Happy independence day. Well, that was the sentiment I passed on to my eleven-year-old when I finally decided to relinquish my obsessive need to oversee every operation that went on in the kitchen, and allow her the freedom to make herself a hot breakfast at whim. As exhausting as the years were of tying every shoe, zipping every coat, and carrying every child, I am surprised to find that giving them independence is harder.

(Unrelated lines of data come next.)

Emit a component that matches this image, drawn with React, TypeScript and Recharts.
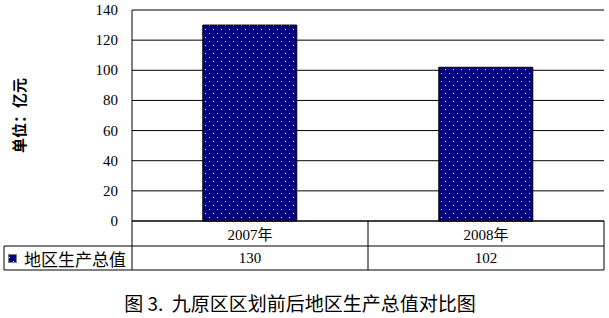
import { BarChart, Bar, XAxis, YAxis, CartesianGrid, ReferenceLine } from 'recharts'

const years = ['2007年', '2008年']
const gdp = [130, 102]
const seriesName = '地区生产总值'
const yTicks = [0, 20, 40, 60, 80, 100, 120, 140]
const yLabel = '单位：亿元'
const title = '图 3.  九原区区划前后地区生产总值对比图'

const W = 609
const H = 318
const M = { top: 10, right: 5, left: 0, bottom: 48 }
const Y_W = 132
const X_H = 49
const ROW = 25
const BAND = (W - M.left - M.right - Y_W) / years.length

const rows = years.map((year, i) => ({ year, value: gdp[i] }))

const serif = '"Liberation Serif", "Times New Roman", "Noto Sans CJK SC", serif'
const cjk = '"Noto Sans CJK SC", sans-serif'

function TableTick(props: any) {
  const { x, y, index } = props
  const l = x - BAND / 2
  const r = x + BAND / 2
  return (
    <g>
      <line x1={r} y1={y} x2={r} y2={y + X_H} stroke="#000" />
      <line x1={l} y1={y + ROW} x2={r} y2={y + ROW} stroke="#000" />
      <line x1={l} y1={y + X_H} x2={r} y2={y + X_H} stroke="#000" />
      <text x={x} y={y + ROW / 2 + 1} textAnchor="middle" dominantBaseline="central" fontFamily={serif} fontSize={15} fill="#000">
        {rows[index].year}
      </text>
      <text x={x} y={y + ROW + 12} textAnchor="middle" dominantBaseline="central" fontFamily={serif} fontSize={15} fill="#000">
        {rows[index].value}
      </text>
      {index === 0 && (
        <g>
          <line x1={l} y1={y} x2={l} y2={y + X_H} stroke="#000" />
          <line x1={4} y1={y + ROW} x2={l} y2={y + ROW} stroke="#000" />
          <line x1={4} y1={y + X_H} x2={l} y2={y + X_H} stroke="#000" />
          <line x1={4} y1={y + ROW} x2={4} y2={y + X_H} stroke="#000" />
          <rect x={8.5} y={y + 33.5} width={8} height={8} fill="url(#dots)" stroke="#808080" />
          <text x={24} y={y + ROW + 12} dominantBaseline="central" fontFamily={cjk} fontSize={17} fill="#000">
            {seriesName}
          </text>
        </g>
      )}
    </g>
  )
}

function ValueTick(props: any) {
  const { x, y, payload } = props
  return (
    <text x={x} y={y} textAnchor="end" dominantBaseline="central" fontFamily={serif} fontSize={15} fill="#000">
      {payload.value}
    </text>
  )
}

function YTitle(props: any) {
  const vb = props.viewBox || {}
  const cy = (vb.y ?? M.top) + (vb.height ?? 211) / 2
  return (
    <text x={20} y={cy} transform={`rotate(-90 20 ${cy})`} textAnchor="middle" dominantBaseline="central" fontFamily={serif} fontWeight="bold" fontSize={15} fill="#000">
      {yLabel}
    </text>
  )
}

export default function App() {
  return (
    <div style={{ position: 'absolute', left: 0, top: 0, width: W, height: H, background: '#fff' }}>
      <BarChart width={W} height={H} data={rows} margin={M} barCategoryGap="30%">
        <defs>
          <pattern id="dots" width="8" height="8" patternUnits="userSpaceOnUse">
            <rect width="8" height="8" fill="#000080" />
            <rect x="1" y="1" width="1" height="1" fill="#fff" />
            <rect x="5" y="5" width="1" height="1" fill="#fff" />
          </pattern>
        </defs>
        <CartesianGrid vertical={false} stroke="#000" />
        <ReferenceLine y={140} stroke="#808080" />
        <XAxis
          dataKey="year"
          height={X_H}
          tickLine={false}
          tickSize={0}
          tickMargin={0}
          axisLine={{ stroke: '#000' }}
          tick={<TableTick />}
          interval={0}
        />
        <YAxis
          width={Y_W}
          domain={[0, 140]}
          ticks={yTicks}
          tickLine={false}
          tickSize={0}
          tickMargin={14}
          axisLine={{ stroke: '#000' }}
          tick={<ValueTick />}
          label={<YTitle />}
        />
        <YAxis yAxisId="r" orientation="right" width={0} domain={[0, 140]} tick={false} tickLine={false} axisLine={{ stroke: '#808080' }} />
        <Bar dataKey="value" name={seriesName} fill="url(#dots)" stroke="#000" isAnimationActive={false} />
      </BarChart>
      <div
        style={{
          position: 'absolute',
          left: 0,
          width: 600,
          top: 289,
          textAlign: 'center',
          fontFamily: cjk,
          fontSize: 19,
          color: '#000',
          whiteSpace: 'pre',
        }}
      >
        {title}
      </div>
    </div>
  )
}
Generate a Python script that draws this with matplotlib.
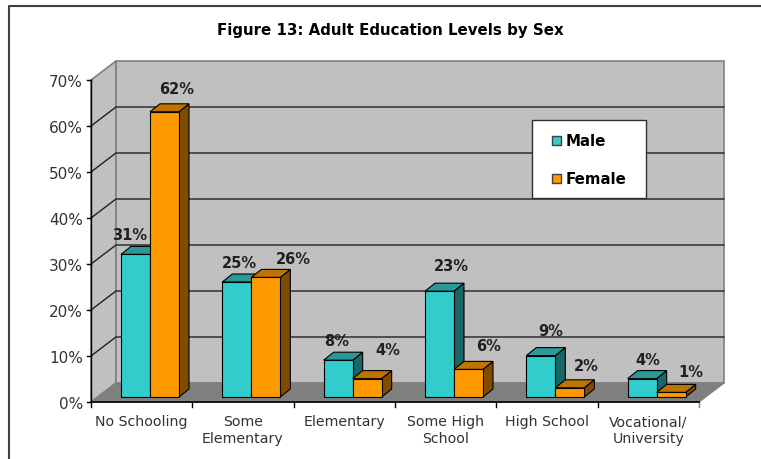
import matplotlib
matplotlib.use("Agg")
import matplotlib.pyplot as plt
from matplotlib.patches import Polygon, Rectangle

# Valores
categorias = ["No Schooling", "Some\nElementary", "Elementary",
              "Some High\nSchool", "High School", "Vocational/\nUniversity"]
male = [31, 25, 8, 23, 9, 4]
female = [62, 26, 4, 6, 2, 1]
ticks_y = [0, 10, 20, 30, 40, 50, 60, 70]

# Desplazamiento de cada etiqueta respecto a su barra, en pixeles (dx, dy)
etiq_male = [(-6, 19), (3, 18), (-2, 19), (12, 25), (10, 24), (6, 18)]
etiq_female = [(12, 22), (28, 18), (21, 28), (20, 23), (16, 21), (20, 20)]

ANCHO, ALTO = 761, 459
PX_CAT = 101.33   # pixeles por categoria
PX_PCT = 4.6      # pixeles por punto porcentual
X0, Y0 = 91, 402  # origen del eje en pixeles

# profundidad del piso y de las barras, en unidades de datos
DX, DY = 25 / PX_CAT, 19 / PX_PCT
BDX, BDY = 10 / PX_CAT, 8 / PX_PCT
BASE = 5 / PX_PCT           # frente de la barra sobre el piso
ANCHO_BARRA = 29 / PX_CAT
MARGEN = 30 / PX_CAT

CIAN = ("#33CCCC", "#299999", "#1A6666")
NARANJA = ("#FF9900", "#BF7300", "#804D00")

fig = plt.figure(figsize=(ANCHO / 100, ALTO / 100), dpi=100)
ax = fig.add_axes([0, 0, 1, 1])
ax.set_xlim(-X0 / PX_CAT, (ANCHO - X0) / PX_CAT)
ax.set_ylim((Y0 - ALTO) / PX_PCT, Y0 / PX_PCT)
ax.axis("off")

n = len(categorias)
tope = ticks_y[-1]

# Marco del grafico: solo se ven el lado izquierdo y el superior
marco_x = (9 - X0) / PX_CAT
marco_y = (Y0 - 6) / PX_PCT
ax.plot([marco_x, marco_x, (ANCHO - X0) / PX_CAT], [(Y0 - ALTO) / PX_PCT, marco_y, marco_y],
        color="#404040", lw=1.5, zorder=1)

# Paredes y piso
gris = "#C0C0C0"
borde = "#808080"
ax.add_patch(Polygon([(0, 0), (DX, DY), (DX, tope + DY), (0, tope)],
                     fc=gris, ec=borde, lw=1.2, zorder=1))
ax.add_patch(Polygon([(DX, DY), (n + DX, DY), (n + DX, tope + DY), (DX, tope + DY)],
                     fc=gris, ec=borde, lw=1.2, zorder=1))
ax.add_patch(Polygon([(0, 0), (n, 0), (n + DX, DY), (DX, DY)],
                     fc=borde, ec=borde, lw=1, zorder=1))

# Lineas de grilla
for t in ticks_y[1:-1]:
    ax.plot([0, DX, n + DX], [t, t + DY, t + DY], color="#202020", lw=1, zorder=2)

# Ejes y marcas
ax.plot([0, 0], [0, tope], color="black", lw=1, zorder=2)
ax.plot([0, n], [0, 0], color="black", lw=1.2, zorder=6)
for t in ticks_y:
    ax.plot([-4 / PX_CAT, 0], [t, t], color="black", lw=1, zorder=2)
    ax.text(-8 / PX_CAT, t - 2.5 / PX_PCT, f"{t}%", ha="right", va="center", fontsize=11,
            family="DejaVu Sans", color="#333333")
for i in range(n + 1):
    ax.plot([i, i], [0, -5 / PX_PCT], color="black" if i < n else borde, lw=1, zorder=2)
for i, c in enumerate(categorias):
    ax.text(i + 0.5, -13 / PX_PCT, c, ha="center", va="top", fontsize=10.2,
            family="DejaVu Sans", color="#333333", linespacing=1.3)


def barra(x, valor, colores, z):
    """Dibuja una barra 3D: frente, techo y lado."""
    f, t, s = colores
    x1 = x + ANCHO_BARRA
    y1 = BASE + valor
    ax.add_patch(Polygon([(x1, BASE), (x1 + BDX, BASE + BDY), (x1 + BDX, y1 + BDY), (x1, y1)],
                         fc=s, ec="black", lw=0.8, zorder=z))
    ax.add_patch(Polygon([(x, y1), (x1, y1), (x1 + BDX, y1 + BDY), (x + BDX, y1 + BDY)],
                         fc=t, ec="black", lw=0.8, zorder=z))
    ax.add_patch(Rectangle((x, BASE), ANCHO_BARRA, valor, fc=f, ec="black", lw=0.8, zorder=z))


def etiqueta(xc, valor, desp):
    ax.text(xc + desp[0] / PX_CAT, BASE + valor + desp[1] / PX_PCT, f"{valor}%",
            ha="center", va="center", fontsize=10.5, fontweight="bold",
            family="DejaVu Sans", color="#202020", zorder=7)


for i in range(n):
    xm = i + MARGEN
    barra(xm, male[i], CIAN, 3)
    barra(xm + ANCHO_BARRA, female[i], NARANJA, 4)
    etiqueta(xm + 0.5 * ANCHO_BARRA, male[i], etiq_male[i])
    etiqueta(xm + 1.5 * ANCHO_BARRA, female[i], etiq_female[i])

# Titulo
ax.text((390 - X0) / PX_CAT, (Y0 - 30) / PX_PCT, "Figure 13: Adult Education Levels by Sex",
        ha="center", va="center", fontsize=10.8, fontweight="bold", family="DejaVu Sans")

# Leyenda
ax.add_patch(Rectangle(((532 - X0) / PX_CAT, (Y0 - 198) / PX_PCT), 114 / PX_CAT, 78 / PX_PCT,
                       fc="white", ec="#303030", lw=1, zorder=8))
for nombre, col, py in [("Male", CIAN[0], 141), ("Female", NARANJA[0], 179)]:
    ax.add_patch(Rectangle(((552 - X0) / PX_CAT, (Y0 - py - 4) / PX_PCT), 9 / PX_CAT, 9 / PX_PCT,
                           fc=col, ec="#404040", lw=1, zorder=9))
    ax.text((566 - X0) / PX_CAT, (Y0 - py) / PX_PCT, nombre, ha="left", va="center",
            fontsize=10.8, fontweight="bold", family="DejaVu Sans", zorder=9)

fig.savefig("out.png", dpi=100)
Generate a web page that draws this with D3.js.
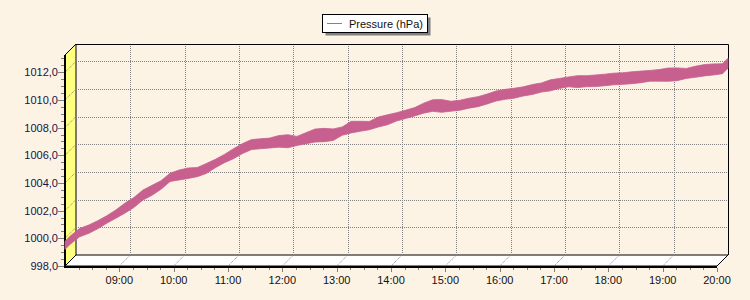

It’s a good feeling to know that my children are capable, but what if you constantly restrict them because you are more capable? It is a slow learning curve for me, but a worth-while endeavor. My incessant need to have little to no mistakes made that would hinder the efficiency and outcome of any given project is an utter waste of time. Remember in Cheaper By The Dozen, how the father timed everyone, and was constantly on patrol looking for chinks in the chain? If you haven’t read that book, I would encourage you to, it is a joy to read, and a swift conviction for those of us hovering too close to the ground.
But beyond the challenges of letting our children “do for themselves” are the greater benefits and important life-lessons for them. They need to know they give a valuable contribution to their family, and they also need to know that hard work is its own reward, lest they become entitled. Surely, after awhile my daughter’s sudden extreme desire for eggs, every...single...morning will wane, but it is a comfort to know that she is skilled in the kitchen, and no longer blissfully unaware of the mess eggs can make of a cast iron skillet if you don’t do it right.
Some apron strings need to be cut, and some need to be tied.